Look at the storm, not that much SA but the impingement makes up for it, and in this case the drastic increase in flow. And how does it have the same problems when its sealed up (aka a "waterblock")?
Not trying to sound stubborn or anything, just wondering about the performance potential of some idea in this area. I might try this
Impingement creates turbulence, and the impingement effect, more flow just means your rushing a bunch more liquid across the top of a flat surface. Ever see those blocks with a tube soldered or brazed to a flat peice of copper? Your doing the same thing.
Flow will not make up for everything.
what about leak testing it? say with o-rings and such?
i wan't to make one so bad... nice guide!

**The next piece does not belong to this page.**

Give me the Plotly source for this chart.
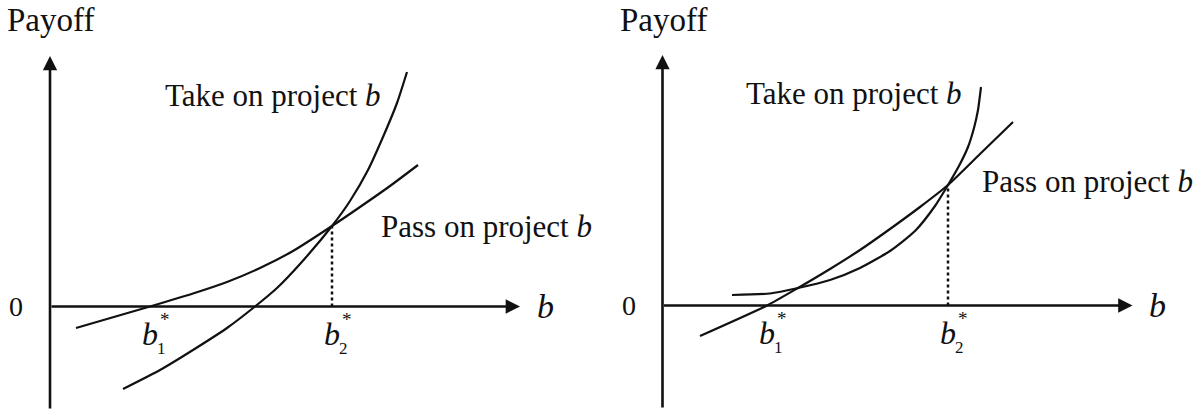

impingement does work but is highly influenced by the size of the holes. For the same geometry (relative size of components) smaller holes will ALWAYS have higher performance. You want to get the smallest drill that is usable for the holes and think about mounting distance in terms of diameters of that hole. Beyond 15D its not jet impingement as the jet has slowed down.

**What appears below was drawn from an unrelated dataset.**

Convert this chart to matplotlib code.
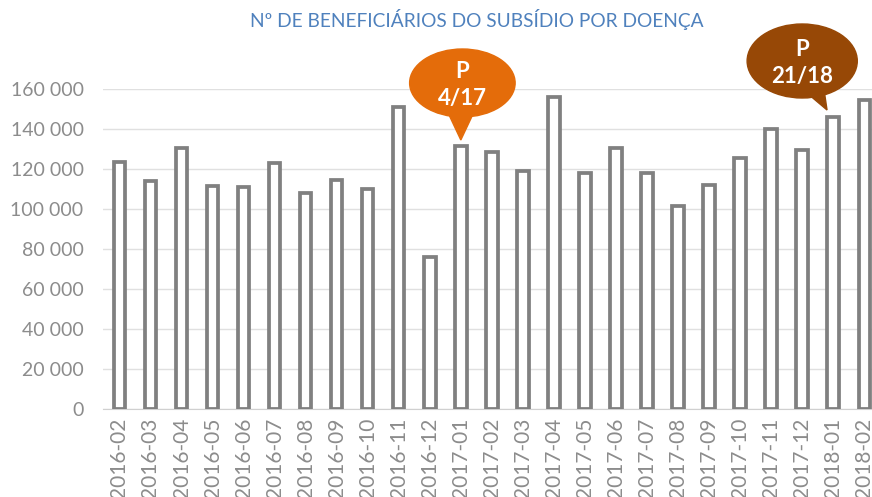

the storm works well because it uses confined jet in hole impingement. When the first nozzle hits the base it creates and extremely fast and thin wall jet which when it hits the other wall creates a impingement jet effect all the way around the bottom rim of the hole. This gives you approximately 3x the performance of a standard jet for heat transfer.
I believe that jet impingement blocks will scale much better with flow than "normal" blocks for a higher flow rates.

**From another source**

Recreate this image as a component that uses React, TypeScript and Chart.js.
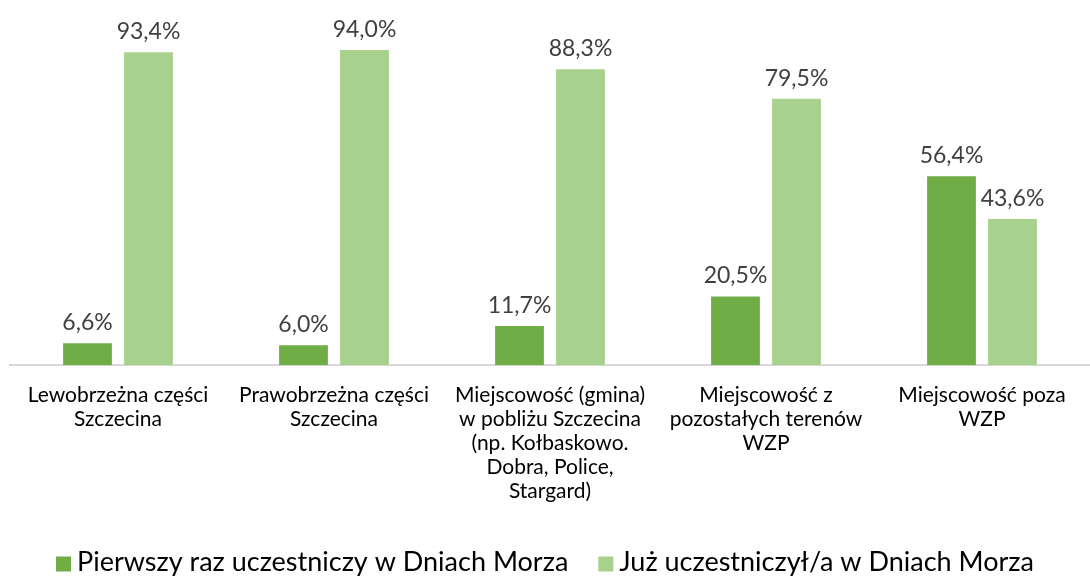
import React, { useEffect, useRef } from "react";
import { Chart, registerables } from "chart.js";

Chart.register(...registerables);

const categories: string[][] = [
  ["Lewobrzeżna części", "Szczecina"],
  ["Prawobrzeżna części", "Szczecina"],
  ["Miejscowość (gmina)", "w pobliżu Szczecina", "(np. Kołbaskowo.", "Dobra, Police,", "Stargard)"],
  ["Miejscowość z", "pozostałych terenów", "WZP"],
  ["Miejscowość poza", "WZP"],
];
const seriesNames = ["Pierwszy raz uczestniczy w Dniach Morza", "Już uczestniczył/a w Dniach Morza"];
const firstTime = [6.6, 6.0, 11.7, 20.5, 56.4];
const already = [93.4, 94.0, 88.3, 79.5, 43.6];
const colors = ["#70AD47", "#A9D18E"];

const FONT = "Lato, 'Open Sans', sans-serif";

const labelPlugin = {
  id: "valueLabels",
  afterDatasetsDraw(chart: any) {
    const ctx = chart.ctx;
    ctx.save();
    ctx.font = `23px ${FONT}`;
    ctx.fillStyle = "#404040";
    ctx.textAlign = "center";
    ctx.textBaseline = "bottom";
    chart.data.datasets.forEach((ds: any, i: number) => {
      const meta = chart.getDatasetMeta(i);
      meta.data.forEach((bar: any, j: number) => {
        const v = ds.data[j] as number;
        ctx.fillText(v.toFixed(1).replace(".", ",") + "%", bar.x, bar.y - 9);
      });
    });
    ctx.restore();
  },
};

const legendPlugin = {
  id: "customLegend",
  afterDraw(chart: any) {
    const ctx = chart.ctx;
    ctx.save();
    ctx.font = `27px ${FONT}`;
    ctx.textBaseline = "middle";
    ctx.textAlign = "left";
    const box = 15;
    const gap = 6;
    const itemGap = 30;
    const names = chart.data.datasets.map((d: any) => d.label as string);
    const widths = names.map((n: string) => ctx.measureText(n).width);
    const total = widths.reduce((a: number, w: number) => a + box + gap + w, 0) + itemGap * (names.length - 1);
    let x = (chart.width - total) / 2;
    const cy = 562;
    names.forEach((n: string, i: number) => {
      ctx.fillStyle = chart.data.datasets[i].backgroundColor;
      ctx.fillRect(x, cy - box / 2 + 2, box, box);
      x += box + gap;
      ctx.fillStyle = "#000000";
      ctx.fillText(n, x, cy);
      x += widths[i] + itemGap;
    });
    ctx.restore();
  },
};

export default function App() {
  const ref = useRef<HTMLCanvasElement | null>(null);
  useEffect(() => {
    document.body.style.margin = "0";
    const chart = new Chart(ref.current!, {
      type: "bar",
      data: {
        labels: categories,
        datasets: [
          { label: seriesNames[0], data: firstTime, backgroundColor: colors[0] },
          { label: seriesNames[1], data: already, backgroundColor: colors[1] },
        ],
      },
      options: {
        animation: false,
        responsive: false,
        maintainAspectRatio: false,
        layout: { padding: { left: 10, right: 0, top: 30, bottom: 55 } },
        datasets: { bar: { categoryPercentage: 0.565, barPercentage: 0.8 } },
        scales: {
          x: {
            grid: { display: false, drawTicks: false },
            border: { display: true, color: "#D9D9D9", width: 2 },
            ticks: { color: "#000000", font: { size: 21, family: FONT, lineHeight: 1.14 }, padding: 18, maxRotation: 0, autoSkip: false },
          },
          y: { display: false, min: 0, max: 100 },
        },
        plugins: {
          legend: { display: false },
          tooltip: { enabled: false },
        },
      },
      plugins: [labelPlugin, legendPlugin],
    });
    return () => chart.destroy();
  }, []);
  return (
    <div style={{ width: 1090, height: 576 }}>
      <canvas ref={ref} width={1090} height={576} style={{ display: "block" }} />
    </div>
  );
}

I don’t believe that direct die cooling has been well done as a whole based on the methods I have seen. Also FC72 has lower cooling performance (grashoff number for example) than water which can make a huge difference to cooling power.
wall jet = a fast moving thin region of flow between a wall and a slower moving body of fluid. It has extremely thin velocity boundary layers due to its thickness. The thickness for a jet can be approximated using same flow area. Indeed the flow structure of a vanilla jet impingement can be derived directly from the navier stokes equations if your that way inclined.
nice guide, I really learned a lot
A question, what are the distances from the mounting holes for a socket 775 and the die center ??